ザ、とノイズが走った。一瞬で頭の回転が鈍くなるのがわかった。
脳の繊細な部分だけが唯一機能してしまう。繊細さん、あなた今一番出てこなくていいとこ。でも真っ先に手挙げちゃうのよね。

「……◯◯さんと比べて、私に何が足りないんでしょうか?◯◯さんのパフォーマンスを見る機会がなかったので、教えてください。」

「いや、俺も仕事ぶりは知らん。隣のチームリーダーが言っとっただけ。想像やけど、君より論点が洗練されてるんちゃう?」 

実にもっともらしく言い切った。


◯◯さんは、全く違うテーマを扱っているチームで、別人のリーダーの元で働いている。
さらにリーダーは◯◯さんのアウトプットを見たこともないという。
あなた、全く生産性がなくただ冗長で無意味な比較で人を傷つける指導をなされたが、「論点の洗練」の意味をお伺いしてもよろしいか?

「まあ君も一定優秀だと思ってる。引き続きよろしく。」

……何も響かなかった。

その会話の後、歯車が蜘蛛の巣に巻き付かれてぎぎぎぎと鈍く回転するようで、靄がかってぼーっとしてしまうようで、まったく仕事の頭が働かない。
何とか手を動かして出したアウトプットにリテイクをくらったもんだから、一層ズーーーーーーンと沈んだ。

しばらく落ち込んだ後、この出来事は、たまたまうんこを踏んだレベルのことだと思うようにした。
かなりショックだが、私自身を不能に思う必要はないはずだ。(「レベルに達していない」に対する合理的なフィードバックは対応すべきだが。)
ノートに大変下品なリーダーの似顔絵を書いて、顔の上から大きくバツ印をつけたら、あまりのくだらなさに笑えた。💩

しかし一つだけ認めるべき部分がある。
やりたくないことなのに人のニーズに応えようとしてうんこを踏んでしまったことだ。
「この人の役に立ちたくて」を主軸にしたため、スニーカーの裏の溝という溝にべっとり入り込んでしまった。いちいち靴の裏を見て「まだうんこある!」と沈んでしまう。
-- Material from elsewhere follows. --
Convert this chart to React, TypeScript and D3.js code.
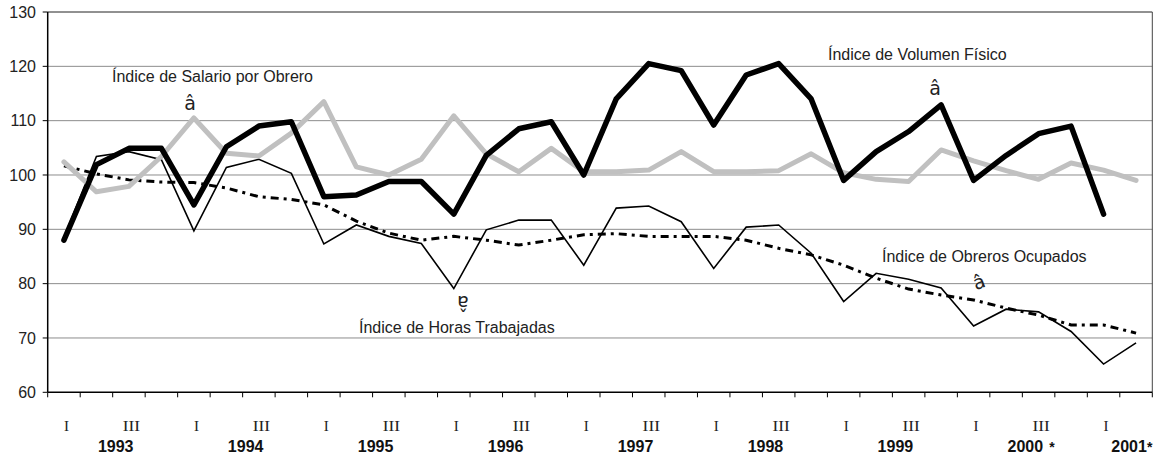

もし自分がやりたいことをやっていて踏んでしまったなら、まあ納得感もあるだろう。

このリーダーと仕事をしている限り、道にいっぱいうんこが落ちている気がする。
この仕事が近道っぽいから、慣れてるから、与えられた道で成長すべきだから……。
やりたいことをやらないたくさんの言い訳。靴裏のうんこと共に捨て去ってしまおう。


未来の私が、納得してうんこを踏めますように。
踏んでもガリッと落として歩き続けられますように。